Understanding Earth Architecture
People since the ancient time have used earth related materials such as clay, sand, straw and compressed earth. There are various books and events in the history that are dedicated to this unique theme of earth architecture. Romain Anger and Laetitia Fontaine have also penned a book based on earth architecture - Batir en Terre. The book includes the architectural description of the Shibam town in Yemen and offers a detailed explanation of the physio-chemical properties of earth.
Some prominent examples of Earth construction have been projects such as de Paor architects’ Pavilion for the Venice Bienale, which was built out of 21 tons of Irish peat. Another example is ‘The Ethics of Dust’ by the Otero-Pailos which displays interiors with dust in latex assembled as an interior facade. Considering earth architecture, the ingredients that form the essential part of the construction works would range from smoke, dankness, debris, exhaust, weeds and insects, factors that in reality constitutes the environment. Also, Earth Architecture can’t be explained without mentioning the world’s greatest earthen building – The Great Mosque of Djenne, Mali, Africa.

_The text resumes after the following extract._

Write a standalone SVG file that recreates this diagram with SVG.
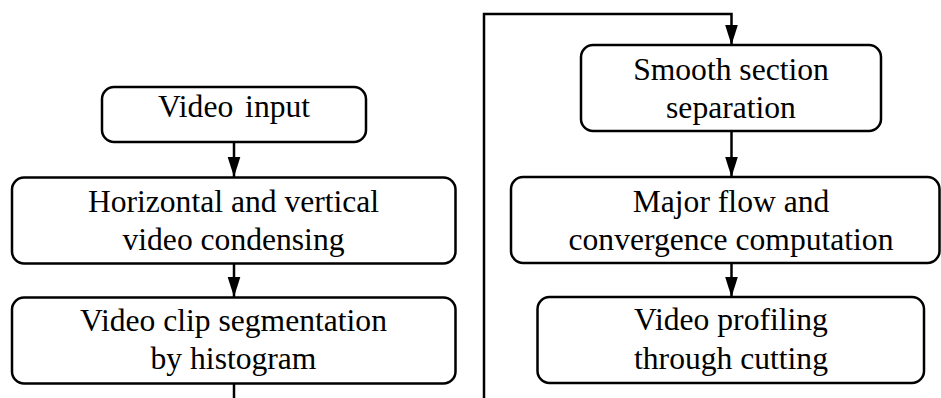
<svg xmlns="http://www.w3.org/2000/svg" width="941" height="398" viewBox="0 0 941 398">
<defs>
<style>
.box{fill:#fff;stroke:#000;stroke-width:2.5}
.t{font-family:"Liberation Serif","Times New Roman",serif;font-size:31.6px;fill:#000;text-anchor:middle}
.c{fill:none;stroke:#000;stroke-width:2.5}
</style>
<marker id="arr" markerUnits="userSpaceOnUse" markerWidth="20" markerHeight="14" refX="19" refY="6" orient="auto" viewBox="0 0 19 12">
<path d="M0,0 L19,6 L0,12 Z" fill="#000"/>
</marker>
</defs>
<g id="connectors">
<line class="c" x1="234" y1="142" x2="234" y2="177" marker-end="url(#arr)"/>
<line class="c" x1="234" y1="263" x2="234" y2="297" marker-end="url(#arr)"/>
<line class="c" x1="234" y1="383" x2="234" y2="398"/>
<polyline class="c" points="484,398 484,14 731.5,14 731.5,45" marker-end="url(#arr)"/>
<line class="c" x1="731.5" y1="131" x2="731.5" y2="177" marker-end="url(#arr)"/>
<line class="c" x1="731.5" y1="263" x2="731.5" y2="297" marker-end="url(#arr)"/>
</g>
<g id="video-input">
<rect class="box" x="102" y="87" width="264" height="55" rx="12"/>
<text class="t" x="234" y="116.5" word-spacing="4">Video input</text>
</g>
<g id="condensing">
<rect class="box" x="12" y="177.5" width="443.5" height="86" rx="12"/>
<text class="t" x="233.5" y="211.5">Horizontal and vertical</text>
<text class="t" x="233.5" y="249.5">video condensing</text>
</g>
<g id="segmentation">
<rect class="box" x="12" y="297.5" width="443.5" height="86" rx="12"/>
<text class="t" x="233.5" y="330.5">Video clip segmentation</text>
<text class="t" x="233.5" y="368.5">by histogram</text>
</g>
<g id="smooth-section">
<rect class="box" x="581" y="45" width="300" height="86" rx="12"/>
<text class="t" x="731" y="80">Smooth section</text>
<text class="t" x="731" y="118">separation</text>
</g>
<g id="major-flow">
<rect class="box" x="511" y="177" width="428.5" height="86" rx="12"/>
<text class="t" x="731" y="211.5">Major flow and</text>
<text class="t" x="731" y="250">convergence computation</text>
</g>
<g id="profiling">
<rect class="box" x="537.5" y="297" width="386.5" height="86" rx="12"/>
<text class="t" x="731" y="330">Video profiling</text>
<text class="t" x="731" y="368.5">through cutting</text>
</g>
</svg>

The ancient innovative earth buildings compel us to think of the odor of soil and the emissions from our body as the basic components of future architecture. One more aspect that runs deep into Earth Architecture is its characteristics of creating a climate conscious architecture, which while considering the present condition, acts in accordance with the climatic situation of global warming. Moreover, the aspect also helps in understanding and finding unique solutions to reduce desertification in the various regions such as the Sahel region of Africa, thus preventing the winds from damaging the land and making it inhabitable for the people there.